▶ **Given instruction**: Repeat the material verbatim and drop the pictures.

▶ **Records shown**:
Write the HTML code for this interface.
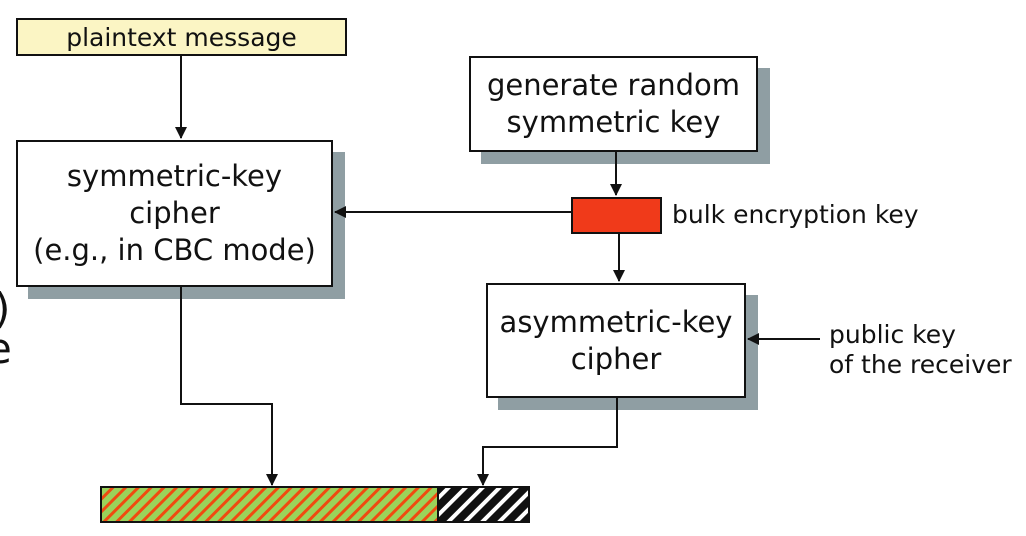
<!DOCTYPE html>
<html><head><style>
body{margin:0;width:1026px;height:536px;background:#fff;overflow:hidden;position:relative;font-family:"DejaVu Sans","Liberation Sans",sans-serif;}
.b{position:absolute;border:2px solid #111;background:#fff;box-sizing:border-box;display:flex;align-items:center;justify-content:center;text-align:center;color:#111;white-space:nowrap;}
.s{position:absolute;background:#8f9ea3;}
.t{position:absolute;color:#111;white-space:nowrap;}
</style></head><body>
<div class="t" style="left:-6px;top:288px;font-size:42px;line-height:42px">)</div>
<div class="t" style="left:-14px;top:328px;font-size:42px;line-height:42px">e</div>
<div class="s" style="left:28px;top:152px;width:317px;height:147px"></div>
<div class="s" style="left:481px;top:68px;width:289px;height:96px"></div>
<div class="s" style="left:498px;top:295px;width:260px;height:115px"></div>
<div class="b" style="left:16px;top:18px;width:331px;height:38px;background:#fbf5c4;font-size:25px">plaintext message</div>
<div class="b" style="left:16px;top:140px;width:317px;height:147px;font-size:29px;line-height:37px">symmetric-key<br>cipher<br>(e.g., in CBC mode)</div>
<div class="b" style="left:469px;top:56px;width:289px;height:96px;font-size:29px;line-height:37px">generate random<br>symmetric key</div>
<div class="b" style="left:571px;top:197px;width:91px;height:37px;background:#f03a1a"></div>
<div class="t" style="left:672px;top:200px;font-size:25px">bulk encryption key</div>
<div class="b" style="left:486px;top:283px;width:260px;height:115px;font-size:29px;line-height:37px">asymmetric-key<br>cipher</div>
<div class="t" style="left:829px;top:320px;font-size:25px;line-height:30px">public key<br>of the receiver</div>
<svg style="position:absolute;left:0;top:0" width="1026" height="536">
<defs>
<marker id="a" markerWidth="12" markerHeight="12" refX="11" refY="6" orient="auto" markerUnits="userSpaceOnUse"><path d="M0,0 L12,6 L0,12 z" fill="#111"/></marker>
<pattern id="g" width="9" height="9" patternUnits="userSpaceOnUse" patternTransform="rotate(45)"><rect width="9" height="9" fill="#9ad35a"/><rect width="3" height="9" fill="#f04a10"/></pattern>
<pattern id="k" width="12" height="12" patternUnits="userSpaceOnUse" patternTransform="rotate(45)"><rect width="12" height="12" fill="#111"/><rect width="4" height="12" fill="#fff"/></pattern>
</defs>
<g stroke="#111" stroke-width="2" fill="none">
<path d="M181 56 V138" marker-end="url(#a)"/>
<path d="M571 212 H335" marker-end="url(#a)"/>
<path d="M616 152 V195" marker-end="url(#a)"/>
<path d="M619 234 V281" marker-end="url(#a)"/>
<path d="M820 339 H748" marker-end="url(#a)"/>
<path d="M181 287 V404 H272 V485" marker-end="url(#a)"/>
<path d="M617 398 V447 H483 V485" marker-end="url(#a)"/>
</g>
<rect x="101" y="487" width="337" height="35" fill="url(#g)" stroke="#111" stroke-width="2"/>
<rect x="438" y="487" width="91" height="35" fill="url(#k)" stroke="#111" stroke-width="2"/>
</svg>
</body></html>
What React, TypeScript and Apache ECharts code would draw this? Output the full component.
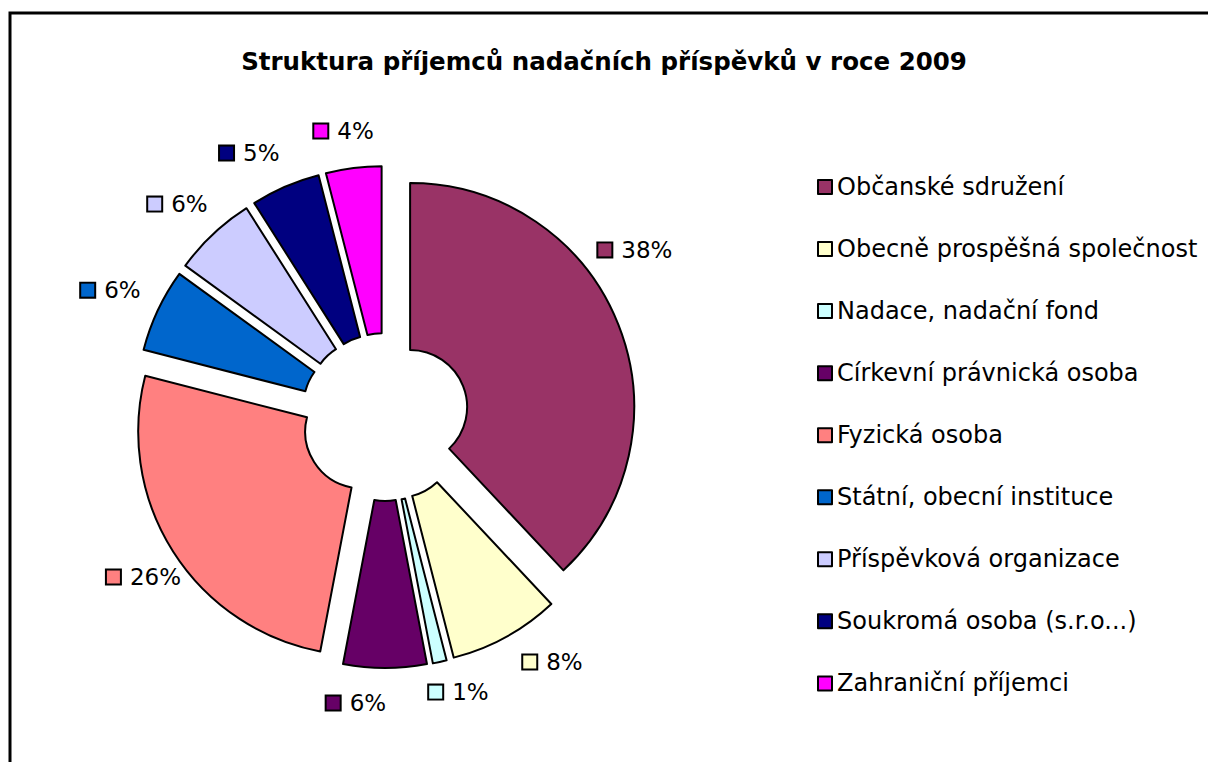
import React, { useEffect, useRef } from 'react';
import * as echarts from 'echarts';

const TITLE = 'Struktura příjemců nadačních příspěvků v roce 2009';
const categories = [
  'Občanské sdružení',
  'Obecně prospěšná společnost',
  'Nadace, nadační fond',
  'Církevní právnická osoba',
  'Fyzická osoba',
  'Státní, obecní instituce',
  'Příspěvková organizace',
  'Soukromá osoba (s.r.o...)',
  'Zahraniční příjemci',
];
const values = [38, 8, 1, 6, 26, 6, 6, 5, 4];
const colors = ['#993366', '#FFFFCC', '#CCFFFF', '#660066', '#FF8080', '#0066CC', '#CCCCFF', '#000080', '#FF00FF'];

// layout (not data)
const CX = 385;
const CY = 417;
const R_OUT = 224;
const R_IN = 57;
const EXPLODE = 27;
const LABEL_DIST = [274.7, 270.2, 257.9, 260.6, 262.3, 275, 270, 269.6, 261.9];
const LABEL_ANGLE_ADJ = [-13.3, -6.2, -2.7, 6.3, -1.3, -0.4, -1.1, -4.1, -1.05];
const FONT = 'DejaVu Sans';

export default function App() {
  const ref = useRef<HTMLDivElement>(null);
  useEffect(() => {
    if (!ref.current) return;
    const chart = echarts.init(ref.current, undefined, { renderer: 'svg' });
    const total = values.reduce((a, b) => a + b, 0);
    let cum = 0;
    const series = values.map((v, s) => {
      const mid = ((cum + v / 2) / total) * 360;
      cum += v;
      const rad = (mid * Math.PI) / 180;
      const cxs = CX + EXPLODE * Math.sin(rad);
      const cys = CY - EXPLODE * Math.cos(rad);
      const la = ((mid + LABEL_ANGLE_ADJ[s]) * Math.PI) / 180;
      const lx = cxs + LABEL_DIST[s] * Math.sin(la);
      const ly = cys - LABEL_DIST[s] * Math.cos(la);
      return {
        type: 'pie',
        name: categories[s],
        center: [cxs, cys],
        radius: [R_IN, R_OUT],
        startAngle: 90,
        clockwise: true,
        avoidLabelOverlap: false,
        silent: true,
        emphasis: { disabled: true },
        labelLine: { show: false },
        label: { show: false },
        labelLayout: (p: any) =>
          p.dataIndex === s ? { x: lx, y: ly, align: 'center', verticalAlign: 'middle' } : {},
        data: values.map((val, i) =>
          i === s
            ? {
                value: val,
                name: categories[i],
                itemStyle: { color: colors[i], borderColor: '#000', borderWidth: 2 },
                label: {
                  show: true,
                  position: 'outside',
                  formatter: `{m|}{t|${val}%}`,
                  rich: {
                    m: {
                      width: 13,
                      height: 13,
                      backgroundColor: colors[i],
                      borderColor: '#000',
                      borderWidth: 2,
                      verticalAlign: 'middle',
                    },
                    t: {
                      fontFamily: FONT,
                      fontSize: 23,
                      lineHeight: 23,
                      color: '#000',
                      padding: [0, 0, 0, 10],
                      verticalAlign: 'middle',
                    },
                  },
                },
              }
            : {
                value: val,
                name: categories[i],
                itemStyle: { color: 'rgba(0,0,0,0)', borderWidth: 0 },
                label: { show: false },
              }
        ),
      };
    });

    chart.setOption({
      animation: false,
      backgroundColor: '#ffffff',
      title: {
        text: TITLE,
        left: 'center',
        top: 49,
        padding: 0,
        textStyle: { fontFamily: FONT, fontSize: 24.5, fontWeight: 'bold', color: '#000', lineHeight: 25 },
      },
      legend: {
        orient: 'vertical',
        left: 817,
        top: 175,
        padding: 0,
        itemGap: 38.05,
        itemWidth: 14,
        itemHeight: 14,
        icon: 'rect',
        selectedMode: false,
        itemStyle: { borderColor: '#000', borderWidth: 2 },
        textStyle: { fontFamily: FONT, fontSize: 24, lineHeight: 23, color: '#000' },
        data: categories.map((n, i) => ({ name: n, itemStyle: { color: colors[i] } })),
      },
      graphic: [
        {
          type: 'rect',
          shape: { x: 10, y: 13, width: 1400, height: 900 },
          style: { fill: 'none', stroke: '#000', lineWidth: 3 },
          silent: true,
        },
      ],
      series,
    });
    return () => chart.dispose();
  }, []);
  return <div ref={ref} style={{ position: 'absolute', left: 0, top: 0, width: 1208, height: 762 }} />;
}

▶ **Finished task**:
Write the HTML code for this interface.
<!DOCTYPE html>
<html><head><style>
body{margin:0;width:1026px;height:536px;background:#fff;overflow:hidden;position:relative;font-family:"DejaVu Sans","Liberation Sans",sans-serif;}
.b{position:absolute;border:2px solid #111;background:#fff;box-sizing:border-box;display:flex;align-items:center;justify-content:center;text-align:center;color:#111;white-space:nowrap;}
.s{position:absolute;background:#8f9ea3;}
.t{position:absolute;color:#111;white-space:nowrap;}
</style></head><body>
<div class="t" style="left:-6px;top:288px;font-size:42px;line-height:42px">)</div>
<div class="t" style="left:-14px;top:328px;font-size:42px;line-height:42px">e</div>
<div class="s" style="left:28px;top:152px;width:317px;height:147px"></div>
<div class="s" style="left:481px;top:68px;width:289px;height:96px"></div>
<div class="s" style="left:498px;top:295px;width:260px;height:115px"></div>
<div class="b" style="left:16px;top:18px;width:331px;height:38px;background:#fbf5c4;font-size:25px">plaintext message</div>
<div class="b" style="left:16px;top:140px;width:317px;height:147px;font-size:29px;line-height:37px">symmetric-key<br>cipher<br>(e.g., in CBC mode)</div>
<div class="b" style="left:469px;top:56px;width:289px;height:96px;font-size:29px;line-height:37px">generate random<br>symmetric key</div>
<div class="b" style="left:571px;top:197px;width:91px;height:37px;background:#f03a1a"></div>
<div class="t" style="left:672px;top:200px;font-size:25px">bulk encryption key</div>
<div class="b" style="left:486px;top:283px;width:260px;height:115px;font-size:29px;line-height:37px">asymmetric-key<br>cipher</div>
<div class="t" style="left:829px;top:320px;font-size:25px;line-height:30px">public key<br>of the receiver</div>
<svg style="position:absolute;left:0;top:0" width="1026" height="536">
<defs>
<marker id="a" markerWidth="12" markerHeight="12" refX="11" refY="6" orient="auto" markerUnits="userSpaceOnUse"><path d="M0,0 L12,6 L0,12 z" fill="#111"/></marker>
<pattern id="g" width="9" height="9" patternUnits="userSpaceOnUse" patternTransform="rotate(45)"><rect width="9" height="9" fill="#9ad35a"/><rect width="3" height="9" fill="#f04a10"/></pattern>
<pattern id="k" width="12" height="12" patternUnits="userSpaceOnUse" patternTransform="rotate(45)"><rect width="12" height="12" fill="#111"/><rect width="4" height="12" fill="#fff"/></pattern>
</defs>
<g stroke="#111" stroke-width="2" fill="none">
<path d="M181 56 V138" marker-end="url(#a)"/>
<path d="M571 212 H335" marker-end="url(#a)"/>
<path d="M616 152 V195" marker-end="url(#a)"/>
<path d="M619 234 V281" marker-end="url(#a)"/>
<path d="M820 339 H748" marker-end="url(#a)"/>
<path d="M181 287 V404 H272 V485" marker-end="url(#a)"/>
<path d="M617 398 V447 H483 V485" marker-end="url(#a)"/>
</g>
<rect x="101" y="487" width="337" height="35" fill="url(#g)" stroke="#111" stroke-width="2"/>
<rect x="438" y="487" width="91" height="35" fill="url(#k)" stroke="#111" stroke-width="2"/>
</svg>
</body></html>
What React, TypeScript and Apache ECharts code would draw this? Output the full component.
import React, { useEffect, useRef } from 'react';
import * as echarts from 'echarts';

const TITLE = 'Struktura příjemců nadačních příspěvků v roce 2009';
const categories = [
  'Občanské sdružení',
  'Obecně prospěšná společnost',
  'Nadace, nadační fond',
  'Církevní právnická osoba',
  'Fyzická osoba',
  'Státní, obecní instituce',
  'Příspěvková organizace',
  'Soukromá osoba (s.r.o...)',
  'Zahraniční příjemci',
];
const values = [38, 8, 1, 6, 26, 6, 6, 5, 4];
const colors = ['#993366', '#FFFFCC', '#CCFFFF', '#660066', '#FF8080', '#0066CC', '#CCCCFF', '#000080', '#FF00FF'];

// layout (not data)
const CX = 385;
const CY = 417;
const R_OUT = 224;
const R_IN = 57;
const EXPLODE = 27;
const LABEL_DIST = [274.7, 270.2, 257.9, 260.6, 262.3, 275, 270, 269.6, 261.9];
const LABEL_ANGLE_ADJ = [-13.3, -6.2, -2.7, 6.3, -1.3, -0.4, -1.1, -4.1, -1.05];
const FONT = 'DejaVu Sans';

export default function App() {
  const ref = useRef<HTMLDivElement>(null);
  useEffect(() => {
    if (!ref.current) return;
    const chart = echarts.init(ref.current, undefined, { renderer: 'svg' });
    const total = values.reduce((a, b) => a + b, 0);
    let cum = 0;
    const series = values.map((v, s) => {
      const mid = ((cum + v / 2) / total) * 360;
      cum += v;
      const rad = (mid * Math.PI) / 180;
      const cxs = CX + EXPLODE * Math.sin(rad);
      const cys = CY - EXPLODE * Math.cos(rad);
      const la = ((mid + LABEL_ANGLE_ADJ[s]) * Math.PI) / 180;
      const lx = cxs + LABEL_DIST[s] * Math.sin(la);
      const ly = cys - LABEL_DIST[s] * Math.cos(la);
      return {
        type: 'pie',
        name: categories[s],
        center: [cxs, cys],
        radius: [R_IN, R_OUT],
        startAngle: 90,
        clockwise: true,
        avoidLabelOverlap: false,
        silent: true,
        emphasis: { disabled: true },
        labelLine: { show: false },
        label: { show: false },
        labelLayout: (p: any) =>
          p.dataIndex === s ? { x: lx, y: ly, align: 'center', verticalAlign: 'middle' } : {},
        data: values.map((val, i) =>
          i === s
            ? {
                value: val,
                name: categories[i],
                itemStyle: { color: colors[i], borderColor: '#000', borderWidth: 2 },
                label: {
                  show: true,
                  position: 'outside',
                  formatter: `{m|}{t|${val}%}`,
                  rich: {
                    m: {
                      width: 13,
                      height: 13,
                      backgroundColor: colors[i],
                      borderColor: '#000',
                      borderWidth: 2,
                      verticalAlign: 'middle',
                    },
                    t: {
                      fontFamily: FONT,
                      fontSize: 23,
                      lineHeight: 23,
                      color: '#000',
                      padding: [0, 0, 0, 10],
                      verticalAlign: 'middle',
                    },
                  },
                },
              }
            : {
                value: val,
                name: categories[i],
                itemStyle: { color: 'rgba(0,0,0,0)', borderWidth: 0 },
                label: { show: false },
              }
        ),
      };
    });

    chart.setOption({
      animation: false,
      backgroundColor: '#ffffff',
      title: {
        text: TITLE,
        left: 'center',
        top: 49,
        padding: 0,
        textStyle: { fontFamily: FONT, fontSize: 24.5, fontWeight: 'bold', color: '#000', lineHeight: 25 },
      },
      legend: {
        orient: 'vertical',
        left: 817,
        top: 175,
        padding: 0,
        itemGap: 38.05,
        itemWidth: 14,
        itemHeight: 14,
        icon: 'rect',
        selectedMode: false,
        itemStyle: { borderColor: '#000', borderWidth: 2 },
        textStyle: { fontFamily: FONT, fontSize: 24, lineHeight: 23, color: '#000' },
        data: categories.map((n, i) => ({ name: n, itemStyle: { color: colors[i] } })),
      },
      graphic: [
        {
          type: 'rect',
          shape: { x: 10, y: 13, width: 1400, height: 900 },
          style: { fill: 'none', stroke: '#000', lineWidth: 3 },
          silent: true,
        },
      ],
      series,
    });
    return () => chart.dispose();
  }, []);
  return <div ref={ref} style={{ position: 'absolute', left: 0, top: 0, width: 1208, height: 762 }} />;
}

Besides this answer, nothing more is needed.